Before being confronted by Leon or Archie, Jerry must first confront himself. His body repels against him, as does his mind. He feels sick and he cannot sleep. He knows that what he has done is significant, and he knows that he will probably pay a price for it. He doubts his decision to prolong the ordeal, and part of his pain and insomnia is due to simple fear. Turning it over and over in his head, he finds no answers, only that unsettling feeling in the bit of his stomach that will not go away.
Jerry's decision is polarizing. While Brother Leon and Archie are angry at his defiance, other students at school admire him. This does not make the fear or the doubt subside, though, as Jerry realizes that his refusal has taken on a whole new meaning. Goober is particularly upset, and Jerry tells him: "It's not The Vigils, Goob. They're not in it anymore. It's me." The poster inside of Jerry's locker sums it up perfectly: Do I dare disturb the universe? Disturbing the universe of the school is precisely what Jerry is doing, and at his own volition, although he does not know exactly for which purpose yet. All he knows is that the way things are, with Archie and Brother Leon controlling, manipulating and terrorizing students is wrong. Jerry once again refuses the chocolates during the roll call, taking it upon himself to, somehow, make the world a different place.

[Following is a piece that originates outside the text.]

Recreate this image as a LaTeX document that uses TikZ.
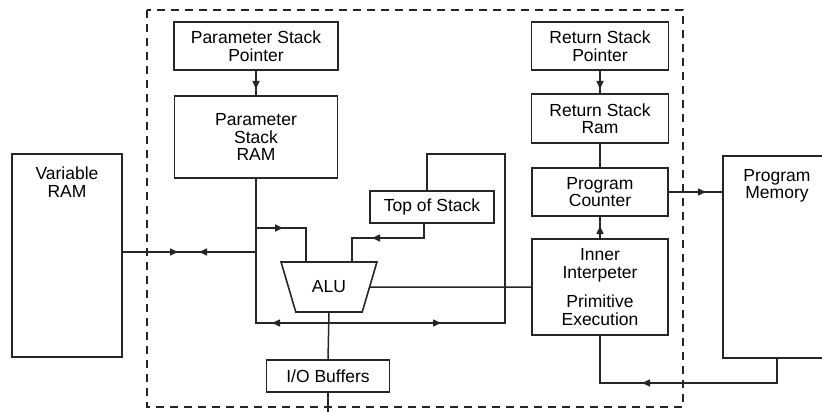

The Vigils and Archie are still at work, issuing assignment, traumatizing students and teachers. In Chapter 20, Archie's loyalties come into question. Although he conceived of the assignment to plague Brother Jacques, he also betrays The Vigils and his own assignment, giving Brother Jacques the means to get revenge. It is clear that Archie will do anything to cause chaos or problems, even if it is helping a teacher get the best of The Vigils. To Archie, it is all a game, and he changes sides in conjunction with his whims and in accordance with what he thinks is most amusing. The reader is left to wonder how Archie will react upon hearing that Jerry has defied him and that for the first time, a student has not obeyed an assignment. By now, the reader knows that to Archie, nothing is sacred, which means that the consequences for disobeying him could reach new and dangerous heights.